### SUPPLIED DATA
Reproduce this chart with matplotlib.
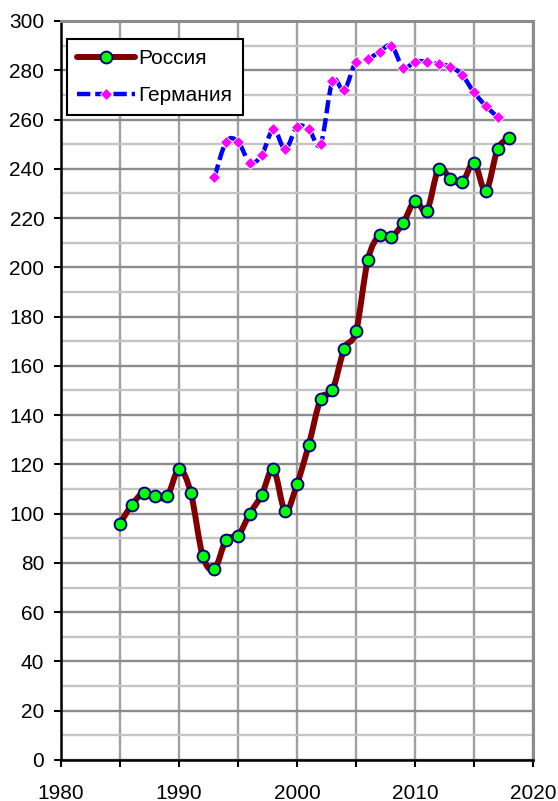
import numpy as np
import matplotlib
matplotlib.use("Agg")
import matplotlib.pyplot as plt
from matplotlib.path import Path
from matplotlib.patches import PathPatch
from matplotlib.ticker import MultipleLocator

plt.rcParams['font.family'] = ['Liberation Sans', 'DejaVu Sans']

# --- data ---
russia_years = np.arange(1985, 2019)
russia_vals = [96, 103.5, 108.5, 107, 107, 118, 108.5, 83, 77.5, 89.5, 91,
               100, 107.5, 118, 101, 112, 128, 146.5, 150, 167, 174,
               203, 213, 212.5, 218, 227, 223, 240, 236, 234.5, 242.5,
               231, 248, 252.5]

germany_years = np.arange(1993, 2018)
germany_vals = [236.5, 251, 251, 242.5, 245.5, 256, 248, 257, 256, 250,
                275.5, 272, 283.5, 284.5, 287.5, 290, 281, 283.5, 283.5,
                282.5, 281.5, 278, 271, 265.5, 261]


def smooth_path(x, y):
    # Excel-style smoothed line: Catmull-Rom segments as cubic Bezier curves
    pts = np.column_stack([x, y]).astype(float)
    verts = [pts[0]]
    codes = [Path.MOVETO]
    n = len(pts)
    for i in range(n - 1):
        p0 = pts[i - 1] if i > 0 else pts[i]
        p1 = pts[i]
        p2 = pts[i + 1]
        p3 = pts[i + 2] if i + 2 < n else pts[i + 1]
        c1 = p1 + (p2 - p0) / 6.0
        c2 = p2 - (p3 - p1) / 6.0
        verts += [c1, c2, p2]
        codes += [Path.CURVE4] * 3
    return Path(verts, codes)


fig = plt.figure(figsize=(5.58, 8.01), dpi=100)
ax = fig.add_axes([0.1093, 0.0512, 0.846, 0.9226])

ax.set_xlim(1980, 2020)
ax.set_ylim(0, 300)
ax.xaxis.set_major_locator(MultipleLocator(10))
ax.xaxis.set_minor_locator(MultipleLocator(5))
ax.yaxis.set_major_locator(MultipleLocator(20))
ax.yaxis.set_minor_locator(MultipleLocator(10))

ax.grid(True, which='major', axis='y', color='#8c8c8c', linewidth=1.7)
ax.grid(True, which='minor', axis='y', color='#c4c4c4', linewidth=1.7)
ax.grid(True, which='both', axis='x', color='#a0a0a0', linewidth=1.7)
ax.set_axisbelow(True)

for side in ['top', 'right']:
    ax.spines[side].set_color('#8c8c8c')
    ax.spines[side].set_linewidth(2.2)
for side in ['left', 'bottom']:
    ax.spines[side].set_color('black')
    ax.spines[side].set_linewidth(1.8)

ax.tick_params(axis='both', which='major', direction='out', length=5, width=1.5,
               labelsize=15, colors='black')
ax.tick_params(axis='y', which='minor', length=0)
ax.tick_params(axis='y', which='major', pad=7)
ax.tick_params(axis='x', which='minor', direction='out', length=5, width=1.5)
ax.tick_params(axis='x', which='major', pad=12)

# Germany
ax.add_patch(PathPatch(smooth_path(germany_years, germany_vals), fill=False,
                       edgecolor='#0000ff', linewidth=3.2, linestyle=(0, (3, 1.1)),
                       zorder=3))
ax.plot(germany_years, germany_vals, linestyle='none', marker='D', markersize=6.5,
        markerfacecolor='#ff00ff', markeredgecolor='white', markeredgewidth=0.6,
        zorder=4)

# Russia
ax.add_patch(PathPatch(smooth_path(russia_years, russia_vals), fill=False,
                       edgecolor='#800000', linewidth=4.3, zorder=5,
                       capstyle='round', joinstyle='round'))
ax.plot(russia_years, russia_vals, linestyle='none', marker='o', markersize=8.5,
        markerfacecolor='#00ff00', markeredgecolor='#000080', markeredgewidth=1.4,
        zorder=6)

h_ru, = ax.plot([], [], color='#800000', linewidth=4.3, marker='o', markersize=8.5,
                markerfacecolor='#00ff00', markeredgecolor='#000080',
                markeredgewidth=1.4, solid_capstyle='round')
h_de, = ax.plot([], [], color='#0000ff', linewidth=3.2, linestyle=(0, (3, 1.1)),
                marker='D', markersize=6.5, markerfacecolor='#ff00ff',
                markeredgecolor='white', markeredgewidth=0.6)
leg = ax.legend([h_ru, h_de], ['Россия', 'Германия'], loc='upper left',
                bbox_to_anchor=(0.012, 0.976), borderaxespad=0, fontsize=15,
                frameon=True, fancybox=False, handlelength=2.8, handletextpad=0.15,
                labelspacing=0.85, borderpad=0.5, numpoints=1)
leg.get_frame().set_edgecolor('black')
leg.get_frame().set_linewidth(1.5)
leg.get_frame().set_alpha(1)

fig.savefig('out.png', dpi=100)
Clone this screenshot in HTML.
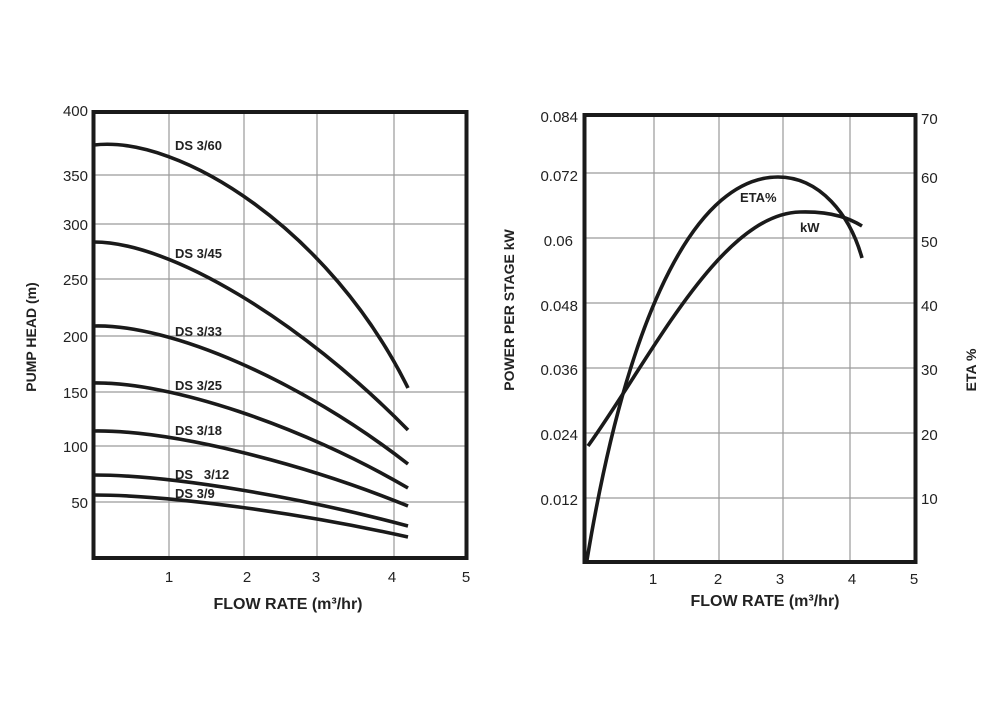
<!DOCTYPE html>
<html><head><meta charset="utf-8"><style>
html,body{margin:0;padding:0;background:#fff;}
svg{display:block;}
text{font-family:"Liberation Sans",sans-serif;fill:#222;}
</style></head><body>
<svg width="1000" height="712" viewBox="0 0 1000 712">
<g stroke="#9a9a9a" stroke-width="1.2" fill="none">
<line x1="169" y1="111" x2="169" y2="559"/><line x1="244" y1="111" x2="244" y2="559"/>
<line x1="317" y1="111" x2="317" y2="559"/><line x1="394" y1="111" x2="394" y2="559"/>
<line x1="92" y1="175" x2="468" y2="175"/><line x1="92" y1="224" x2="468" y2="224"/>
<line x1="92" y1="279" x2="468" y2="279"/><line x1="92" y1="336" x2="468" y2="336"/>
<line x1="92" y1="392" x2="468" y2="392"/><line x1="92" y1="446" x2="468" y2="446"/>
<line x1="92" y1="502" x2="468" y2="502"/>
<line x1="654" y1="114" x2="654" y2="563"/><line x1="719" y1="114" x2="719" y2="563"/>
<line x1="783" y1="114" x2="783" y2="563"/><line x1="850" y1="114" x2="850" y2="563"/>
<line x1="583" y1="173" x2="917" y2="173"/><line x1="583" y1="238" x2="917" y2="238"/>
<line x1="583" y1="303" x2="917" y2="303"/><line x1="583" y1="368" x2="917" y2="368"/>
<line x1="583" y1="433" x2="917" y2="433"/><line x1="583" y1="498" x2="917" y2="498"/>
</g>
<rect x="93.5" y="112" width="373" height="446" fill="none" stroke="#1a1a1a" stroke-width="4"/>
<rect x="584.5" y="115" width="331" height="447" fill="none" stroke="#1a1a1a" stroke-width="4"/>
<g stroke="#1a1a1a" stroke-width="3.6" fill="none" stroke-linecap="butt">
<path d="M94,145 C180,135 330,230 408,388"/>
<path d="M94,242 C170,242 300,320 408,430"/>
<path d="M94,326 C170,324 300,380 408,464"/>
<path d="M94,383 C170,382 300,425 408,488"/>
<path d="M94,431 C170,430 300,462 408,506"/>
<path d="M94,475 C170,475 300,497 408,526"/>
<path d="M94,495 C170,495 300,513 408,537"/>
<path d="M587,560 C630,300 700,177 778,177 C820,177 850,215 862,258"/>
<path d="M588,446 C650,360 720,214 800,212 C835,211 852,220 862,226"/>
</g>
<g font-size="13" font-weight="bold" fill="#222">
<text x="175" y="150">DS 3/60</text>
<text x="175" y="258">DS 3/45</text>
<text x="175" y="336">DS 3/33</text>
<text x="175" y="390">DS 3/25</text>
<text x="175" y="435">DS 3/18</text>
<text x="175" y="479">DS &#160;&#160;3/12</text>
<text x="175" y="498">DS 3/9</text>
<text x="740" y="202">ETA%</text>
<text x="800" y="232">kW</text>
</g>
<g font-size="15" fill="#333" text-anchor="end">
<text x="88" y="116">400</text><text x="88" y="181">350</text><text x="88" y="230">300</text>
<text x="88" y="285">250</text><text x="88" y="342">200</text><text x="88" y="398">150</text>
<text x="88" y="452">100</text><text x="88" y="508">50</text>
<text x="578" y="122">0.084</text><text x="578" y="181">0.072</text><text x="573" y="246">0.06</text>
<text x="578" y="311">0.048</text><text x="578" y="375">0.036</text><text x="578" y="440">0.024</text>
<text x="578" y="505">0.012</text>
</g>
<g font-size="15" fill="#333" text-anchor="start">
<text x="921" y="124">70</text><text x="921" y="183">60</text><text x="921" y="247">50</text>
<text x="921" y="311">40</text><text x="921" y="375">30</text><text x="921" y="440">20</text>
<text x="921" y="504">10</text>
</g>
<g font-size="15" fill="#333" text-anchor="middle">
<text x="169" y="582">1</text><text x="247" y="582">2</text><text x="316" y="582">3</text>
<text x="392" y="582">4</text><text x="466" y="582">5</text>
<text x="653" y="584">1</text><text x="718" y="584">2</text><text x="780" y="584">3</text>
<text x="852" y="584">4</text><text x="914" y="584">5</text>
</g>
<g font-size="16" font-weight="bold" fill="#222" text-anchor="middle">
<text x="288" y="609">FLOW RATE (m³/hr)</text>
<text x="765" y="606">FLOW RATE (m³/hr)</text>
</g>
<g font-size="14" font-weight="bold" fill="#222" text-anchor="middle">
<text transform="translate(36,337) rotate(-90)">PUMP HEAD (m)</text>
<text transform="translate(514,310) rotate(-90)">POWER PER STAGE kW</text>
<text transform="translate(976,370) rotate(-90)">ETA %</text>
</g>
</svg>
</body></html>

### WHAT NEEDS TO BE DONE
Return only the lines from the start of the data through the line that contains "plt.rcParams['font.family'] = ['Liberation", please, copying them exactly and omitting all pictures.

### ANSWER TO THIS EXERCISE
Reproduce this chart with matplotlib.
import numpy as np
import matplotlib
matplotlib.use("Agg")
import matplotlib.pyplot as plt
from matplotlib.path import Path
from matplotlib.patches import PathPatch
from matplotlib.ticker import MultipleLocator

plt.rcParams['font.family'] = ['Liberation Sans', 'DejaVu Sans']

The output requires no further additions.